The South China Sea is illustrative. In geopolitical terms, China’s objective is domination of its “marginal seas” so as to gain access to the wider Indo-Pacific, and forestall its historic fear of encirclement[8]. The United States and its allies will not permit hegemony or disruption of international waterways, as America has gone to war on several occasions to vindicate these principles. This is the space the two countries are obliged to navigate. For in a legitimate order two types of equilibrium exist: the physical, which makes domination by a single power or grouping impossible; and the moral, which defines the relations of powers to each other in terms of their particular histories[9]. This is the essence of diplomacy. 

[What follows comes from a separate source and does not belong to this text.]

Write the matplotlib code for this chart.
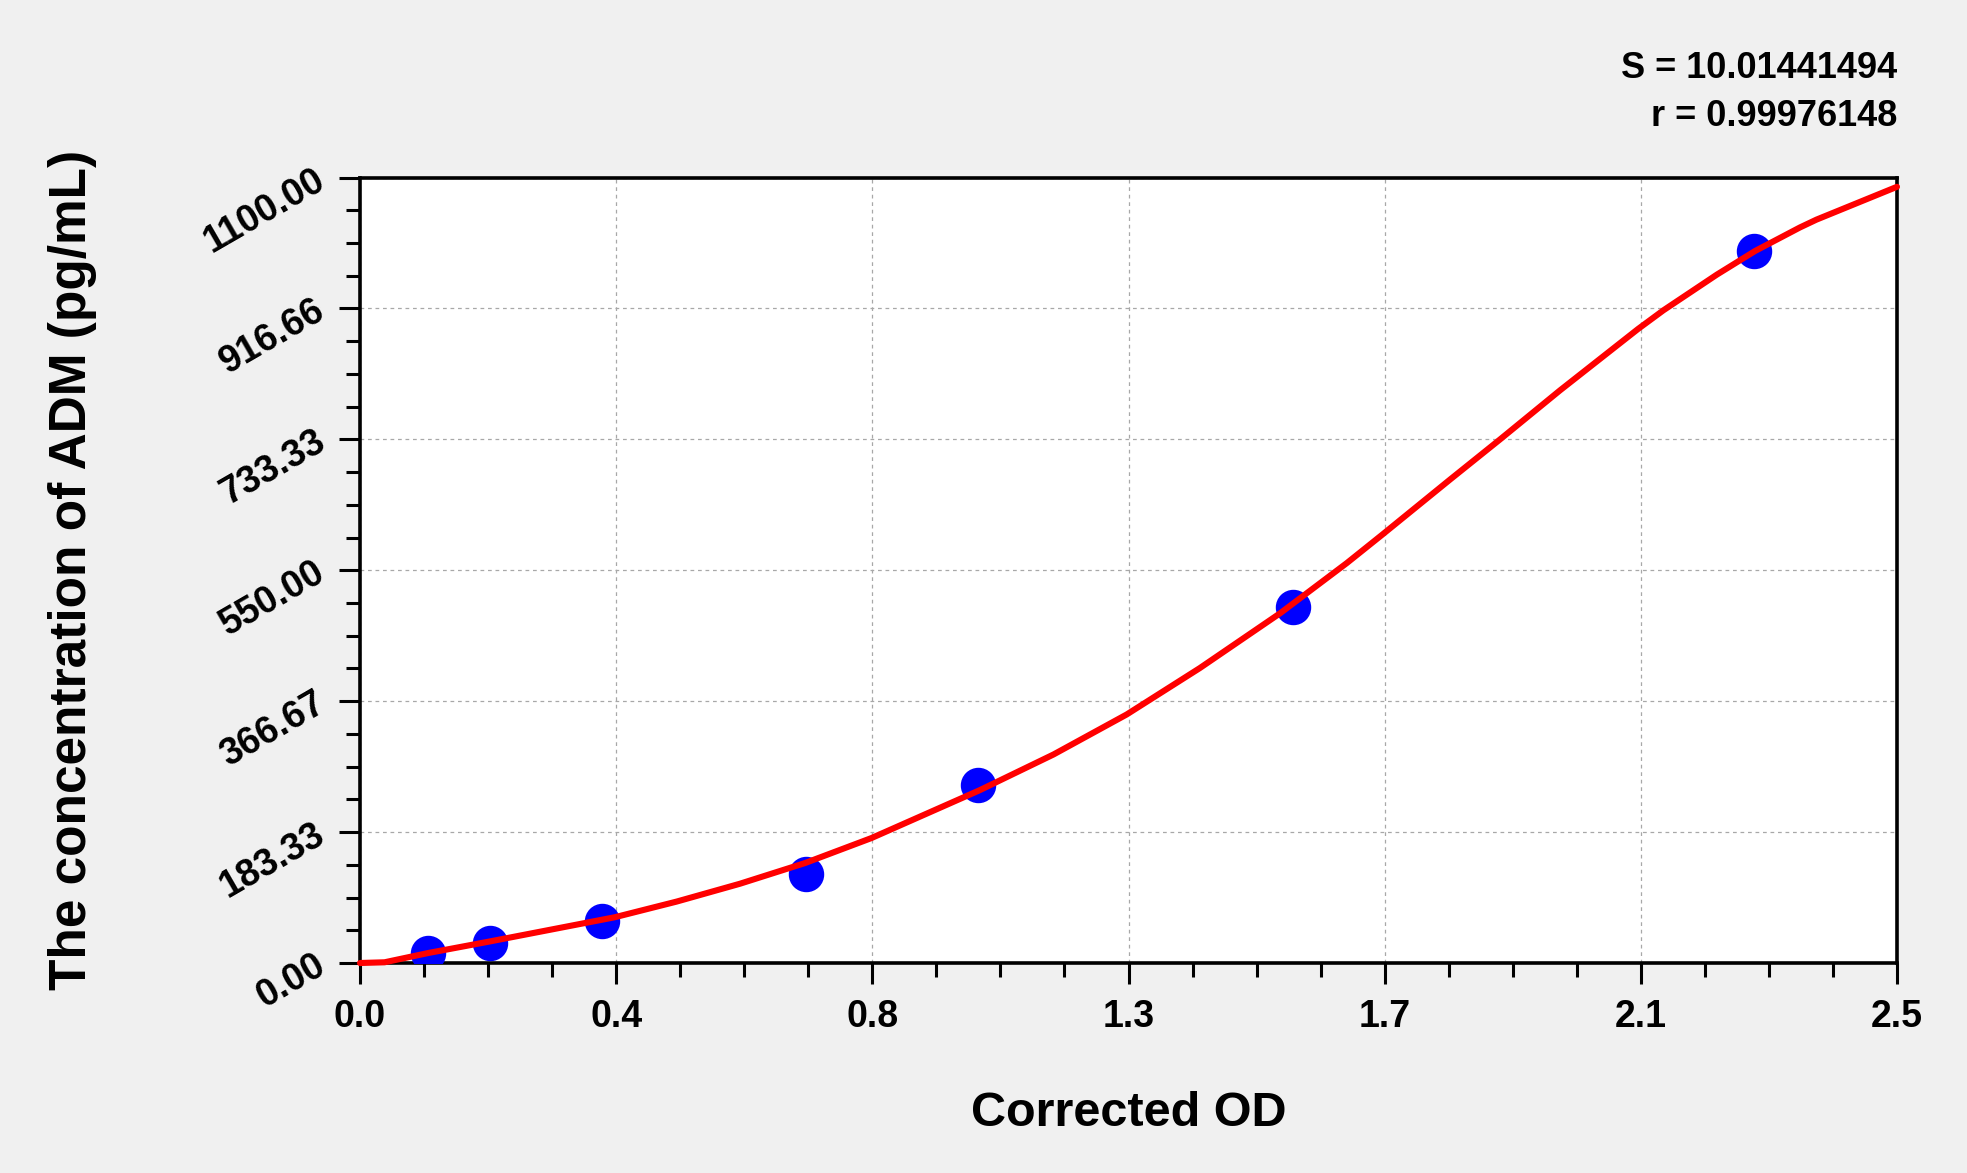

The great Austrian statesman Klemens von Metternich was correct when he asserted that those with no past can have no future, but Austria doomed its future in seeking to petrify its past. America can avoid this trap; the means of doing so is historical context. 


Endnotes:

[1] Gladstone, R. (July 22, 2020). “How the Cold War Between the U.S. and China is Intensifying.” Retrieved December 27, from https://www.nytimes.com/2020/07/22/world/asia/us-china-cold-war.html

[2] Kennan, G.F. (July 1947). “The Sources of Soviet Conduct.” Retrieved December 27, from https://www.foreignaffairs.com/articles/russian-federation/1947-07-01/sources-soviet-conduct

[3] Ibid. 

[4] Kissinger, H. (2012). On China (pp. 18-22) New York: Penguin. 

[5] Kissinger, H. (1957). A World Restored: Castlereagh, Metternich, and the Problems of Peace (p. 2). Echopoint Books and Media.   

[6] Kissinger, H. (1979). The Whitehouse Years (pp.113-130). Simon and Schuster.  

[7] Cimmino, J. & Kroenig, M. “Global Strategy 2021: An Allied Strategy for China.” Retrieved December 18, from https://www.atlanticcouncil.org/wp-content/uploads/2020/12/Global-Strategy-2021-An-Allied-Strategy-for-China.pdf

[8] Auslin, M. (May 1, 2020). Asias New Geopolitics: Essays on reshaping the Indo-Pacific (pp.12-14). Hoover Institution Press.

[9] Kissinger, H. (1957). Ibid (p. 147).